If you have been following the saga of the Fontana Police Department over the past month, you know that there has been a dispute, but all the facts are not perfectly clear. It does revolve around differences between the police chief of Fontana and the village on the role of community based policing. Because the Village has been unable to manage the dispute, or maybe manage the police chief, they have decided it might be just easier to completely dissolve the police department.
Click on the post for the full article in the Janesville Gazette.
To mediate the dispute, and resolve it, the parties have called on the Department of Justice, specifically the Institute for Public Safety Partnerships, IPSP, which offers at no cost to the parties, several seminars or "curricula" one of which is on ethics, the one they are using.

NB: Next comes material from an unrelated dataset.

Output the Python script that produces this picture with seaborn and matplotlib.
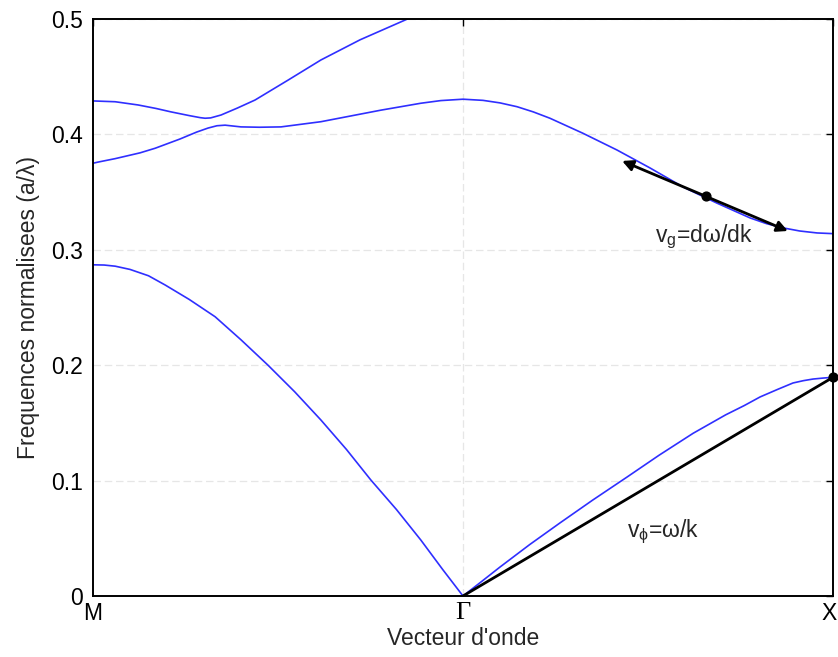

It might appear to the casual observer that this is really an extreme case. I would suggest that it is not. Many times in cases where there is a dispute between a professional and a village, where there are union contract issues involved, the legal resolution of the dispute is always narrow in scope, and does not resolve the larger public safety issues, which is what the public wants resolved. In Fontana, thus, since the community based policing system cannot be managed, the village is inclined to go to simply an incident responder mode, the Walworth Co Sheriffs Dept.
Two things about this case are interesting--First the Department of Justice offers these resources at no cost to police departments and cities of Southern Wisconsin. The web site that goes over the seminars and services is www.ipsp.us/c4cici.cfm
Secondly, at the very core of these services is the assumption that without ethics and trust, community based policing cannot work. That just jumps right out at you in the Fontana case. A thought to remember.